Key non-HR related legislative changes 2022
- As of January 1, 2022, the self-employed person's deduction will be reduced from €6,670 to €6,310. The self-employed person's deduction will be gradually reduced over the coming years to €3,240 in 2036.
- Both energy storage and energy use are subject to tax.
- From 1 January 2022, double taxation can be avoided if:
- the party operating an energy storage facility has a large-scale consumption connection;
- the party operating an energy storage facility declares to the party supplying the electricity that it will remain exempt from the levy.
- The MIA percentages will increase from 1 January 2022.
- The MIA has three percentages, depending on the asset. The new percentages are 27%, 36% and 45%. Now the percentages are 13.5%, 27% and 36%.
- In 2022, up to 45% of investment costs can be deducted from taxable profit. The MIA applies in addition to the standard depreciation.
- From 1 January 2022, it will be easier to submit a request for a reduction in contributions for the implementation of research projects.
- An application can be submitted that starts the following calendar month. This allows for additional expected hours, costs and expenses for already awarded projects to be entered earlier.
- R&D tax credit is known as the Research and Development Promotion Act (WBSO). The WBSO reimburses part of the (wage) costs and expenses of Research & Development (R&D) or research and development work (S&O) via the tax return.
- The Investment, Mergers and Acquisitions Safety Test Act (Wet vifo) is expected to come into effect on 1 March 2022.
- This law includes a security test for investments, mergers and acquisitions that could pose a risk to national security. The test applies to investments from all countries.
- The safety test applies to two types of companies in the Netherlands: vital providers (companies that carry out vital processes) and companies that have sensitive technology.
- Vital suppliers, companies with sensitive technology and investors in the aforementioned companies are required to report changes in control to the Investment Assessment Office (BTI) of the Ministry of Economic Affairs and Climate.
- The Environment Act should make it easier to test a spatial project against all the rules at once. Twenty-six existing laws for space, housing, infrastructure, environment, nature and water (contained in the Environmental Law) will soon come together in one Environment Act.
- This brings the following advantages:
- faster and cheaper decision-making;
- better solutions for social challenges;
- better decision-making with more transparency for initiators and stakeholders;
- simplification of rules by aligning them with what is required in European rules and eliminating unnecessary rules;
- more flexibility and better alignment with practice.
- The Environmental Act is expected to come into effect on 1 July 2022.
Difference between partnership and general partnership disappears
- There are now three types of partnerships: the general partnership, the general partnership and the limited partnership.
- Soon there will be two, namely the partnership and the limited partnership.
- The names 'partnership' and 'general partnership' will remain, but the differences will disappear.
- The following rules will apply to partnerships:
- joint and several liability of partners (i.e. each party is fully liable for the entire debt);
- possibility for partners to pledge claim to profits;
- limitation of liability in the event of an assignment to the partner to whom the assignment has been expressly entrusted; and
- possibility of granting legal personality to a partnership.
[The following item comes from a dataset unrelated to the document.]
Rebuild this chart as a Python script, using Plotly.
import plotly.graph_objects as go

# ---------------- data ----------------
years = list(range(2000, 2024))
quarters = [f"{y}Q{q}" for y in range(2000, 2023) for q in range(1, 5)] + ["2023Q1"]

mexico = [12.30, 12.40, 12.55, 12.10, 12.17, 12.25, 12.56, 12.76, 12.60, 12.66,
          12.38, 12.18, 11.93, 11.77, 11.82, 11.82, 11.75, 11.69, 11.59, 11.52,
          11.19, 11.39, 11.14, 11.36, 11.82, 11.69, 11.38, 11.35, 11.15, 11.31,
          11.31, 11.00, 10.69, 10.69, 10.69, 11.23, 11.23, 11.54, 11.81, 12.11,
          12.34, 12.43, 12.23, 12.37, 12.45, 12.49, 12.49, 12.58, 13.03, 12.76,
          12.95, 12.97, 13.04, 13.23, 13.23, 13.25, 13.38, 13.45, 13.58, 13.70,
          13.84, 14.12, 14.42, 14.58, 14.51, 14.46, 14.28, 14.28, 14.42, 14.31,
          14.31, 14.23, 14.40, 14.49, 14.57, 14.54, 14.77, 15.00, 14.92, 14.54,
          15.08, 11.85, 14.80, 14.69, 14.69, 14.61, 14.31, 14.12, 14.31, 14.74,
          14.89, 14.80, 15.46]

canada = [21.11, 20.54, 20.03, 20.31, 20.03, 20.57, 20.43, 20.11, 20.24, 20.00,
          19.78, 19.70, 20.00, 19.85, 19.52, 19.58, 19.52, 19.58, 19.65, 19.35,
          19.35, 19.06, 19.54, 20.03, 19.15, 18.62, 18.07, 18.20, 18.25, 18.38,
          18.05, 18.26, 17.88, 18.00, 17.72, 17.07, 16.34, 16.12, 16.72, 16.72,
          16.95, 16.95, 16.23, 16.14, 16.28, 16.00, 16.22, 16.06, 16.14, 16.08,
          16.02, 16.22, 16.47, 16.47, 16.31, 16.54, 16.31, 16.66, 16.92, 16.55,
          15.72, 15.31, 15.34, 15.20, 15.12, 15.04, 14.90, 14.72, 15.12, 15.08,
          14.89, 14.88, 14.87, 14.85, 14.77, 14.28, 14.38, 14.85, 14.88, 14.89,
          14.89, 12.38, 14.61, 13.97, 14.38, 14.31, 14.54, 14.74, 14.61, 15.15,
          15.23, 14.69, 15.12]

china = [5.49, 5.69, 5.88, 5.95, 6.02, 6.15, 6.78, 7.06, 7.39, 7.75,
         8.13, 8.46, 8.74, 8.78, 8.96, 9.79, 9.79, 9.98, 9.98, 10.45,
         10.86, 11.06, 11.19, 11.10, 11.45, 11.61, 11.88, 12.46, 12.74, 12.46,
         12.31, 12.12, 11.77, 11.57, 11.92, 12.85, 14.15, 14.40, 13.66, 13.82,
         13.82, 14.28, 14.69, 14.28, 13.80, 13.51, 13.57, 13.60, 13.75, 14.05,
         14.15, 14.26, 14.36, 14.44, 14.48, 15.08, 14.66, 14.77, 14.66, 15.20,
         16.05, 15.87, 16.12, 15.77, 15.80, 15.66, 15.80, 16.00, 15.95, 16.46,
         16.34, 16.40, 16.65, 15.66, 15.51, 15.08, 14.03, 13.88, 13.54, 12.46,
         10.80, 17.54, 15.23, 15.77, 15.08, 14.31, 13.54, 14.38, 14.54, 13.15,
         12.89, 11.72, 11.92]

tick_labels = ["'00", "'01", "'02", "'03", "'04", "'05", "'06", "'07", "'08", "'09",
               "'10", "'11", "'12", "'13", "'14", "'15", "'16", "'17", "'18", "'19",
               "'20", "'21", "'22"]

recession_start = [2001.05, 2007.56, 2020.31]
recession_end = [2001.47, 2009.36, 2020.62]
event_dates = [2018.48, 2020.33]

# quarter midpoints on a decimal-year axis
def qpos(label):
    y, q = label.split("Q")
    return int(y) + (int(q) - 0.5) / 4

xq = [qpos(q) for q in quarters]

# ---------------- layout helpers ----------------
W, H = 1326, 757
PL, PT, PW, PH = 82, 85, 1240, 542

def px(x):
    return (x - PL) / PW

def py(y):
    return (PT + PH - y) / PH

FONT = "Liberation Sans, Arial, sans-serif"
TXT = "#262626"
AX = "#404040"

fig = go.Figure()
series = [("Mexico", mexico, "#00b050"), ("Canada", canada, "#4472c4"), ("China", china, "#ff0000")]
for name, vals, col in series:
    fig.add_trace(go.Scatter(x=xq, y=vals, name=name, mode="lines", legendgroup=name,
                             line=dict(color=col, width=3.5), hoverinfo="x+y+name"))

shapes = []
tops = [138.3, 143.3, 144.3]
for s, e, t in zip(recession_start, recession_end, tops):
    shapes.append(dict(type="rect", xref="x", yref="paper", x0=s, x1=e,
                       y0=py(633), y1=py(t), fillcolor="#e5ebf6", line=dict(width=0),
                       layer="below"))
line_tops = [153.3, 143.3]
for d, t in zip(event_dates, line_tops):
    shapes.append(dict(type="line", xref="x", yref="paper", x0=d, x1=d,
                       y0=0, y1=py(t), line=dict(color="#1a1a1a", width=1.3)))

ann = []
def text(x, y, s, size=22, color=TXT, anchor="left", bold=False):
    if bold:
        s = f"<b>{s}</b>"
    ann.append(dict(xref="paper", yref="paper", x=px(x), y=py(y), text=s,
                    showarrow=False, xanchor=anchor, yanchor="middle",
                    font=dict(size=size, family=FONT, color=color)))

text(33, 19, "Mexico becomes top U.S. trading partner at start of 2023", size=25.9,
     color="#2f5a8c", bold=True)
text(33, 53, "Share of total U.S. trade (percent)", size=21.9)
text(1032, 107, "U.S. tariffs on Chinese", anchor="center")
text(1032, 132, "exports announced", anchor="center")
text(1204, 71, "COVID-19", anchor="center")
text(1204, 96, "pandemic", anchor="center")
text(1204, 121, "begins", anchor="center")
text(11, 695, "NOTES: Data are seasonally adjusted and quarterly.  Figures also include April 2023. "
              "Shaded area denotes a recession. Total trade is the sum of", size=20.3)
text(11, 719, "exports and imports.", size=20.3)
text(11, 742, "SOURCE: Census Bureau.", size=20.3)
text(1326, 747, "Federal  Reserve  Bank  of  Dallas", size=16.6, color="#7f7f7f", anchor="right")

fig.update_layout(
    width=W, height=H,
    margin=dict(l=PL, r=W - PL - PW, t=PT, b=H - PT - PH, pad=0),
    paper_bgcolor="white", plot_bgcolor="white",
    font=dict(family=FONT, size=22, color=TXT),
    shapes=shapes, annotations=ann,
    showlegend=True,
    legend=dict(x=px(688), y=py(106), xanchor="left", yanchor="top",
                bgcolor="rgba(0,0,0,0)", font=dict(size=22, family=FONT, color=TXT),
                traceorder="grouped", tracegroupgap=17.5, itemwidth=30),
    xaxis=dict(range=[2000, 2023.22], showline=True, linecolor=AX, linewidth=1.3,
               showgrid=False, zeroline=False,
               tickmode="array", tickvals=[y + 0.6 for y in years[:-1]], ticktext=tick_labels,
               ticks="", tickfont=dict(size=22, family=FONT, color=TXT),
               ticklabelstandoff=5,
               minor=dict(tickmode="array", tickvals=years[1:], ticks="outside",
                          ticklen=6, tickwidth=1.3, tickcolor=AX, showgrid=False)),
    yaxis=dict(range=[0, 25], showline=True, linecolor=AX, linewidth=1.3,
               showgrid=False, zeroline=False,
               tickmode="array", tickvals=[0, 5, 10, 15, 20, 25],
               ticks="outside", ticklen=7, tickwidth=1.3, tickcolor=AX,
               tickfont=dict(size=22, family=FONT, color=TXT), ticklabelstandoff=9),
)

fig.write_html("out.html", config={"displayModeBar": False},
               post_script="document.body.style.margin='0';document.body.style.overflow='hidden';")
- The effective date of the Modernisation of Partnerships Act is not yet known.
Better protection for creditors in the event of turbo liquidation
- In a turbo liquidation (a rapid dissolution without liquidation), creditors have more opportunities to assess whether there is any prejudice.
- The following obligations apply in the event of a turbo liquidation:
- The company's board of directors must draw up and record a closing balance sheet, with an explanation of why there is no (longer) any equity on the balance sheet;
- The company must provide insight into annual accounts;
- The board must ensure that the turbo liquidation is generally announced. The announcement must state that the closing balance sheet with the annual accounts of the company are available for inspection at the Chamber of Commerce.
- If directors abuse the turbo liquidation, the court can impose a civil law management ban on these directors.
- It is not known when this change in the law will come into effect.
- For traders (professional or commercial buyers and sellers of goods) it is prohibited to accept cash payments of €3,000 or more. This amount may not be circumvented by multiple separate payments in banknotes. This makes it more difficult to launder criminal money.
- It is not yet known when the amendment to the Money Laundering and Terrorist Financing (Prevention) Act (Wwft) will come into effect.
- The National Cyber Security Center (NCSC) and the Digital Trust Center (DTC) will soon also be allowed to provide threat and incident information about network and information systems to non-vital businesses.
- All companies will soon be able to receive specific confidential information about cyber threats from the NCSC and the DTC.
- It is not yet known when the amendment to the Network and Information Systems Security Act (Wbni) will come into effect.
Large companies must pay SMEs within 30 days
- Currently, large companies are allowed a maximum period of 60 days to pay their SME suppliers. The government must pay within 30 days.
- The legal term within which large companies must pay the invoices of their SME suppliers will be shortened to 30 days.
- It is not yet known when the amendment to Book 6 of the Civil Code will come into effect.
- As of January 1, 2022, new rules will apply in the Netherlands for the sale of both goods and services to consumers.
- Products must comply with the agreement in terms of type, quantity, quality, functionality, compatibility and interoperability. Furthermore, all accessories and (installation) instructions must be included. Unless otherwise agreed, the seller must continue to issue updates of the (digital) product after delivery. If a product becomes defective within one year of delivery, it is presumed that it was non-compliant (until 1 January 2022, the period was 6 months).
- As of January 1, 2022, commercial warranties from the seller will become binding and expanded. Properties promised in an advertisement by the seller or manufacturer will be considered guaranteed.